Japan’s December factory activity sees lowest since Oct. 2020
The au Jibun Bank Flash Japan Manufacturing Purchasing Managers’ Index fell to a seasonally adjusted 48.8 in December from a final 49.0 in the month of November, marking the lowest reading since October 2020.
“Manufacturing firms continued to struggle in the face of subdued demand conditions and severe inflationary pressures,” S&P Global said in its latest release.
A reading below 50 indicates contraction from the previous month, and above 50 indicates expansion.
A stronger expansion in services output for December was reflected in the services business activity index, which rose to 51.7 in December from a final reading of 50.3 in November.
— Jihye Lee
November retail sales are weaker than expected
Retail and food services sales fell 0.6% in November after rising 1.3% in the prior month, according to the Commerce Department. That was below Dow Jones estimates of a 0.3% decline.
Excluding autos, retail sales dipped 0.2%, below Dow Jones estimates for a 0.2% gain in spending.
— Sarah Min
Recession concerns grow on Wall Street
Investor concerns that the Federal Reserve’s aggressive rate hiking campaign will push the economy into a recession are growing on Wall Street.
“The Fed all year have been very consistent. They have to fight inflation, they’ve got to get it down, and they’re going to tighten financial conditions to do so,” said Huw Roberts, head of analytics at Quant Insight.
However, he said the U.S. equity markets are becoming more sensitive to real economic data, rather than financial conditions, as they head into the next calendar year.
“Increasingly, the 2023 main story will be about the real economy.
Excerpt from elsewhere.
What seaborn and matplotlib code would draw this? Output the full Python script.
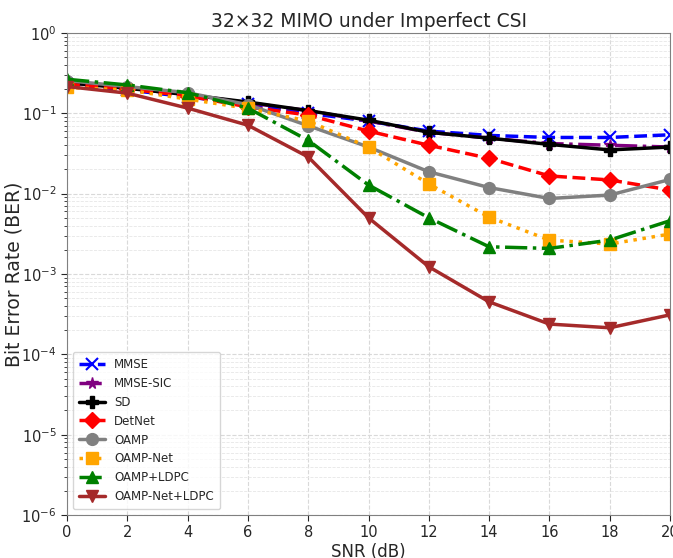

In other words, just how hard a recession we’re going to get, can the Fed engineer a soft landing? Or will we get a full blown ugly, hard recession?” Roberts added.
— Sarah Min
Earnings recession will surprise investors, drag market down in 2023, says Mike Wilson
Next year’s story for the stock market is all about earnings, which are going to fall significantly, said Morgan Stanley’s Mike Wilson. That rapidly slowing growth isn’t priced into the market yet, he said in an interview with “Squawk Box” Thursday.
“People assume earnings are going to come down, but it’s the magnitude of that decline and how fast it’s going to happen — we think that is where the surprise is,” said Wilson, the firm’s U.S. equity strategist. “That negative operating leverage that we see from that falling inflation… is what is going to hurt margins, and that’s irrespective of whether there is an economic recession.”
He’s predicting 11% decline in year-over-year growth for S&P 500 companies next year. While his year-end target for the index is 3,900, he anticipates it will drop to between 3,000 and 3,300 in the first quarter.
The earnings recession will be brought on by a whole host of reasons, including an economy that has been overstimulated, demand destruction from higher prices and the Federal Reserve’s rate hikes this year, Wilson said. There will also be a reaction from corporations.
“At some point confidence just fails and the corporations stop sending because they’re like, ‘We’ve got to batten down the hatches a little bit,'” he said.